▶ _Data excerpt_
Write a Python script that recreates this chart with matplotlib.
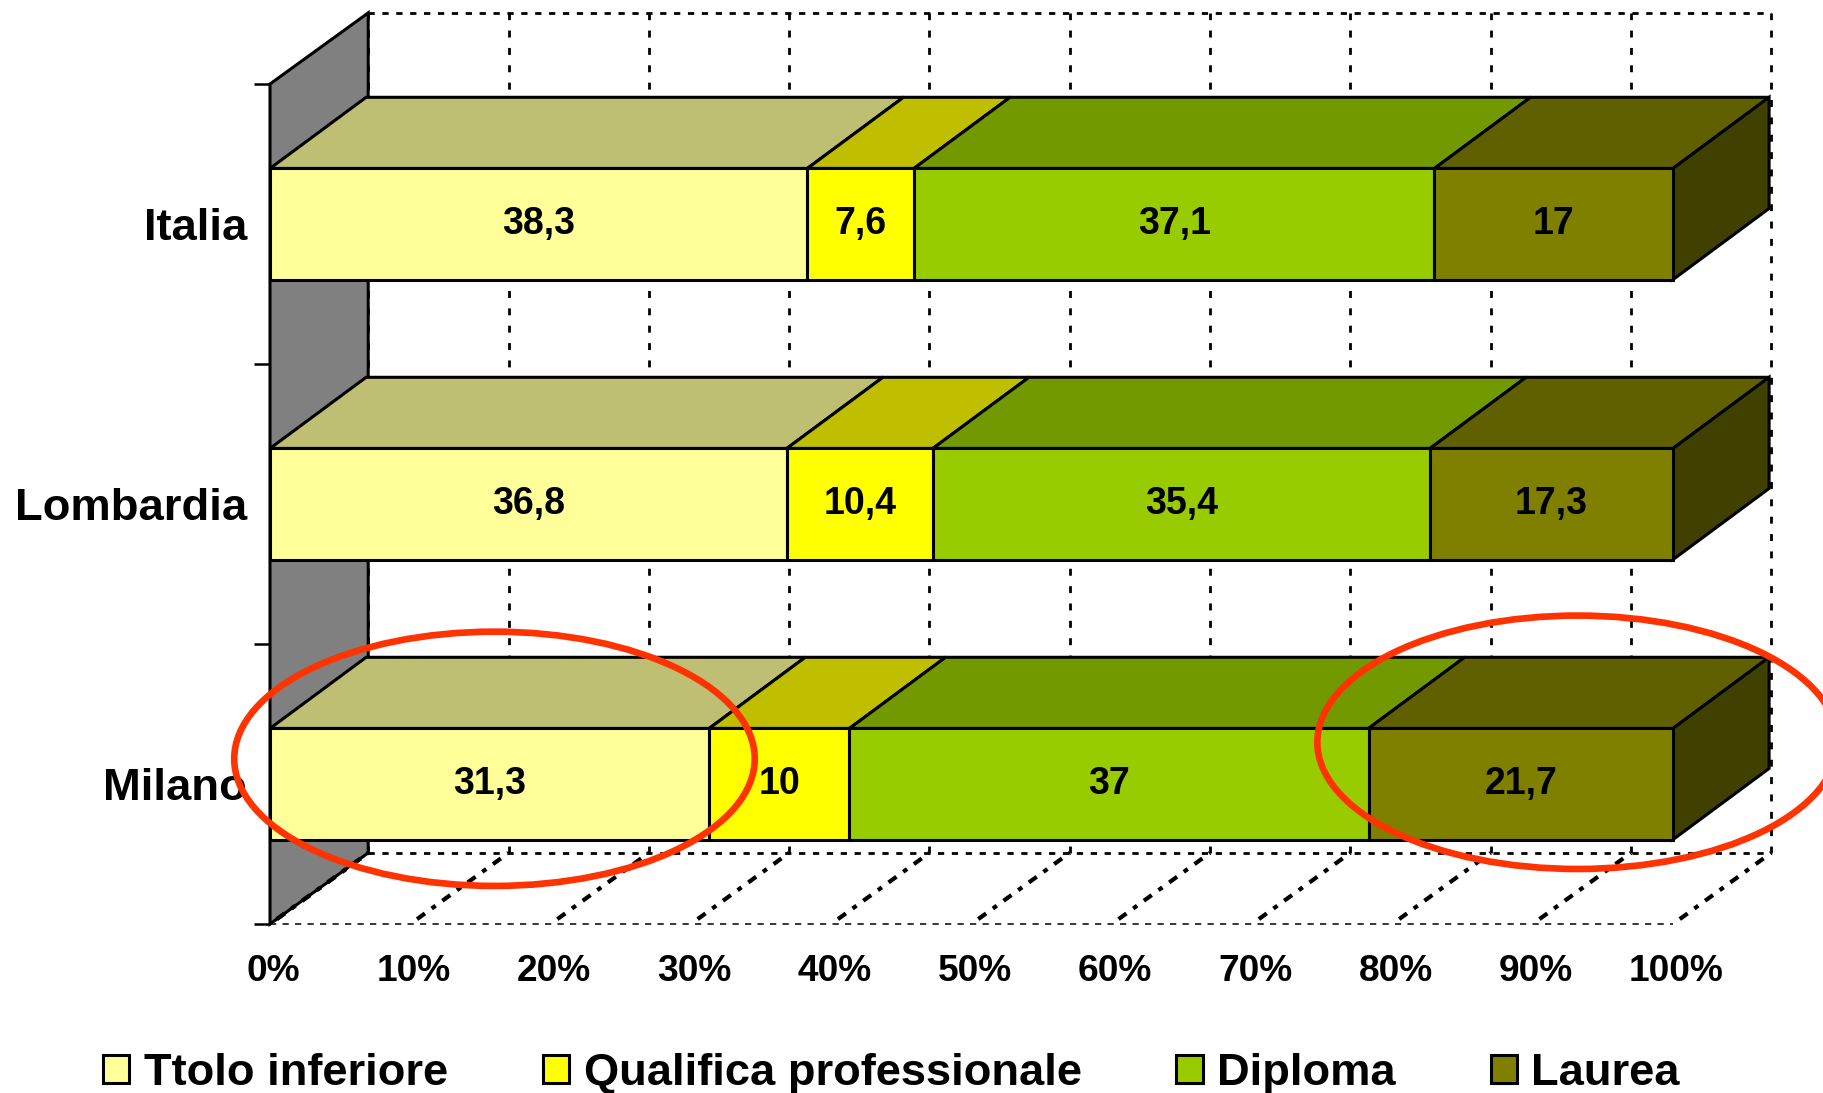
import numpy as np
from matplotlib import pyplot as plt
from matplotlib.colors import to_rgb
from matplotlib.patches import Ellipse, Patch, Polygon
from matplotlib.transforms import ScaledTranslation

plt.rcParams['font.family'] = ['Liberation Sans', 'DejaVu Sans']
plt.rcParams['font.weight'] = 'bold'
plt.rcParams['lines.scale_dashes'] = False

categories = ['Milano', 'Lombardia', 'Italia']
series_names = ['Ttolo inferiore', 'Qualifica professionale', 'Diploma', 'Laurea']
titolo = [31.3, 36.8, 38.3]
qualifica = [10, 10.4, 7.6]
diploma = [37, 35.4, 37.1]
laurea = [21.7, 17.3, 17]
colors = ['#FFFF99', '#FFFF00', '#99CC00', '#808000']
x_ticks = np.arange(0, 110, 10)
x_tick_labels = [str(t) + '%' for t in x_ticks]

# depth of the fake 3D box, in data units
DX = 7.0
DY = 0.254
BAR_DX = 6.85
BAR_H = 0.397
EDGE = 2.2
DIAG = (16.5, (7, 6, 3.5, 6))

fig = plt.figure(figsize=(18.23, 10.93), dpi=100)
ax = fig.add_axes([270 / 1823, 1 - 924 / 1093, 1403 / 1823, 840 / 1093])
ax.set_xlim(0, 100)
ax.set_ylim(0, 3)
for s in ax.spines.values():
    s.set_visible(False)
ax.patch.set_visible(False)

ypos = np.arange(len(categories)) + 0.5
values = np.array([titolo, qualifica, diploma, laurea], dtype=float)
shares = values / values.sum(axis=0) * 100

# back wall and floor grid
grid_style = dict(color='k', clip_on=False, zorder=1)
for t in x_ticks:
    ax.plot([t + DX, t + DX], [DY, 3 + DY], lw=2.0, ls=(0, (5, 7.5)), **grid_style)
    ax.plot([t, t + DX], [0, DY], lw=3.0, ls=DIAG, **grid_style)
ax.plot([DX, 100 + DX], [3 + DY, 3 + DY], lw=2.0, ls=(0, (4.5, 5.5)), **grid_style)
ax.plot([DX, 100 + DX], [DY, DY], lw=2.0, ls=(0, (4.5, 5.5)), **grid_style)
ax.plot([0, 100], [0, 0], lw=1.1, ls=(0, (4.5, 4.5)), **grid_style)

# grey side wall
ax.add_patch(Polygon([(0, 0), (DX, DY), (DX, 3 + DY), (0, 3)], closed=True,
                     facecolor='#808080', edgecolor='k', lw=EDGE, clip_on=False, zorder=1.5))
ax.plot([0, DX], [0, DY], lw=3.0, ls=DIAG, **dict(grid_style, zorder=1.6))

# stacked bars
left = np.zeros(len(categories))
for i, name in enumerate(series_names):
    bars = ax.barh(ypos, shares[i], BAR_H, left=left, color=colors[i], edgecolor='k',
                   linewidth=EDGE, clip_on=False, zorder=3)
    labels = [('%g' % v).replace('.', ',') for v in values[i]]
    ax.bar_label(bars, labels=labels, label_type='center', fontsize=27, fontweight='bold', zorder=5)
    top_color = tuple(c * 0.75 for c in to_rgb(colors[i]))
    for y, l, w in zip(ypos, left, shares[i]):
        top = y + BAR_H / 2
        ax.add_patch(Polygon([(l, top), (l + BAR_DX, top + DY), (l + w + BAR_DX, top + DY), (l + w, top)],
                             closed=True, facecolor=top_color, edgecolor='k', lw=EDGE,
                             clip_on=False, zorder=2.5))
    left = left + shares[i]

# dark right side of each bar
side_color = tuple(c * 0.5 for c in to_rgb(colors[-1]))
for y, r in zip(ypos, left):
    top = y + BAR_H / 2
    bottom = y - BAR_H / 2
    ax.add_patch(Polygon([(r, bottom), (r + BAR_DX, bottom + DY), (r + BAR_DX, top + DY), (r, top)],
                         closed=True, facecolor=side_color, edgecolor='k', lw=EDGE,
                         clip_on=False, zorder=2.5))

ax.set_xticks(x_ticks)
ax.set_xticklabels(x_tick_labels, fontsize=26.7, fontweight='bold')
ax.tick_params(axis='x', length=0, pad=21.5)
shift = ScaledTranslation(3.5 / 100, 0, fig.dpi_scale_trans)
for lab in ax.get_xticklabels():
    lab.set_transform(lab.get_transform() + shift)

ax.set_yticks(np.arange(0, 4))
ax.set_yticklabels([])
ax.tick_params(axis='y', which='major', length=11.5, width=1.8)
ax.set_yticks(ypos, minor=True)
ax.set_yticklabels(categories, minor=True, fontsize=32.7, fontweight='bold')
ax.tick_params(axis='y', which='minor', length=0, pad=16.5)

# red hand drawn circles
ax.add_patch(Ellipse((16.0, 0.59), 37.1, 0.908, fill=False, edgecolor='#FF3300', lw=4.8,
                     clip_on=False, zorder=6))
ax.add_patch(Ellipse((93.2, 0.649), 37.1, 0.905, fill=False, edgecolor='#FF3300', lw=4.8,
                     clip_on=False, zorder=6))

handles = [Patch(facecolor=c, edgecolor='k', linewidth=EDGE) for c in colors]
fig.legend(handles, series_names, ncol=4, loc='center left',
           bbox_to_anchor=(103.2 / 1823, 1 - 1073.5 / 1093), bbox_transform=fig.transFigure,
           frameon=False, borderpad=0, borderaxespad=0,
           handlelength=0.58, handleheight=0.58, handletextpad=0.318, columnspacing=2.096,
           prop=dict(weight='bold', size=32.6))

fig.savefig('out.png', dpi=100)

▶ _Exercise objective_
Give an exact reproduction of every line, leaving out any picture.

▶ _Solution for this exercise_
Write a Python script that recreates this chart with matplotlib.
import numpy as np
from matplotlib import pyplot as plt
from matplotlib.colors import to_rgb
from matplotlib.patches import Ellipse, Patch, Polygon
from matplotlib.transforms import ScaledTranslation

plt.rcParams['font.family'] = ['Liberation Sans', 'DejaVu Sans']
plt.rcParams['font.weight'] = 'bold'
plt.rcParams['lines.scale_dashes'] = False

categories = ['Milano', 'Lombardia', 'Italia']
series_names = ['Ttolo inferiore', 'Qualifica professionale', 'Diploma', 'Laurea']
titolo = [31.3, 36.8, 38.3]
qualifica = [10, 10.4, 7.6]
diploma = [37, 35.4, 37.1]
laurea = [21.7, 17.3, 17]
colors = ['#FFFF99', '#FFFF00', '#99CC00', '#808000']
x_ticks = np.arange(0, 110, 10)
x_tick_labels = [str(t) + '%' for t in x_ticks]

# depth of the fake 3D box, in data units
DX = 7.0
DY = 0.254
BAR_DX = 6.85
BAR_H = 0.397
EDGE = 2.2
DIAG = (16.5, (7, 6, 3.5, 6))

fig = plt.figure(figsize=(18.23, 10.93), dpi=100)
ax = fig.add_axes([270 / 1823, 1 - 924 / 1093, 1403 / 1823, 840 / 1093])
ax.set_xlim(0, 100)
ax.set_ylim(0, 3)
for s in ax.spines.values():
    s.set_visible(False)
ax.patch.set_visible(False)

ypos = np.arange(len(categories)) + 0.5
values = np.array([titolo, qualifica, diploma, laurea], dtype=float)
shares = values / values.sum(axis=0) * 100

# back wall and floor grid
grid_style = dict(color='k', clip_on=False, zorder=1)
for t in x_ticks:
    ax.plot([t + DX, t + DX], [DY, 3 + DY], lw=2.0, ls=(0, (5, 7.5)), **grid_style)
    ax.plot([t, t + DX], [0, DY], lw=3.0, ls=DIAG, **grid_style)
ax.plot([DX, 100 + DX], [3 + DY, 3 + DY], lw=2.0, ls=(0, (4.5, 5.5)), **grid_style)
ax.plot([DX, 100 + DX], [DY, DY], lw=2.0, ls=(0, (4.5, 5.5)), **grid_style)
ax.plot([0, 100], [0, 0], lw=1.1, ls=(0, (4.5, 4.5)), **grid_style)

# grey side wall
ax.add_patch(Polygon([(0, 0), (DX, DY), (DX, 3 + DY), (0, 3)], closed=True,
                     facecolor='#808080', edgecolor='k', lw=EDGE, clip_on=False, zorder=1.5))
ax.plot([0, DX], [0, DY], lw=3.0, ls=DIAG, **dict(grid_style, zorder=1.6))

# stacked bars
left = np.zeros(len(categories))
for i, name in enumerate(series_names):
    bars = ax.barh(ypos, shares[i], BAR_H, left=left, color=colors[i], edgecolor='k',
                   linewidth=EDGE, clip_on=False, zorder=3)
    labels = [('%g' % v).replace('.', ',') for v in values[i]]
    ax.bar_label(bars, labels=labels, label_type='center', fontsize=27, fontweight='bold', zorder=5)
    top_color = tuple(c * 0.75 for c in to_rgb(colors[i]))
    for y, l, w in zip(ypos, left, shares[i]):
        top = y + BAR_H / 2
        ax.add_patch(Polygon([(l, top), (l + BAR_DX, top + DY), (l + w + BAR_DX, top + DY), (l + w, top)],
                             closed=True, facecolor=top_color, edgecolor='k', lw=EDGE,
                             clip_on=False, zorder=2.5))
    left = left + shares[i]

# dark right side of each bar
side_color = tuple(c * 0.5 for c in to_rgb(colors[-1]))
for y, r in zip(ypos, left):
    top = y + BAR_H / 2
    bottom = y - BAR_H / 2
    ax.add_patch(Polygon([(r, bottom), (r + BAR_DX, bottom + DY), (r + BAR_DX, top + DY), (r, top)],
                         closed=True, facecolor=side_color, edgecolor='k', lw=EDGE,
                         clip_on=False, zorder=2.5))

ax.set_xticks(x_ticks)
ax.set_xticklabels(x_tick_labels, fontsize=26.7, fontweight='bold')
ax.tick_params(axis='x', length=0, pad=21.5)
shift = ScaledTranslation(3.5 / 100, 0, fig.dpi_scale_trans)
for lab in ax.get_xticklabels():
    lab.set_transform(lab.get_transform() + shift)

ax.set_yticks(np.arange(0, 4))
ax.set_yticklabels([])
ax.tick_params(axis='y', which='major', length=11.5, width=1.8)
ax.set_yticks(ypos, minor=True)
ax.set_yticklabels(categories, minor=True, fontsize=32.7, fontweight='bold')
ax.tick_params(axis='y', which='minor', length=0, pad=16.5)

# red hand drawn circles
ax.add_patch(Ellipse((16.0, 0.59), 37.1, 0.908, fill=False, edgecolor='#FF3300', lw=4.8,
                     clip_on=False, zorder=6))
ax.add_patch(Ellipse((93.2, 0.649), 37.1, 0.905, fill=False, edgecolor='#FF3300', lw=4.8,
                     clip_on=False, zorder=6))

handles = [Patch(facecolor=c, edgecolor='k', linewidth=EDGE) for c in colors]
fig.legend(handles, series_names, ncol=4, loc='center left',
           bbox_to_anchor=(103.2 / 1823, 1 - 1073.5 / 1093), bbox_transform=fig.transFigure,
           frameon=False, borderpad=0, borderaxespad=0,
           handlelength=0.58, handleheight=0.58, handletextpad=0.318, columnspacing=2.096,
           prop=dict(weight='bold', size=32.6))

fig.savefig('out.png', dpi=100)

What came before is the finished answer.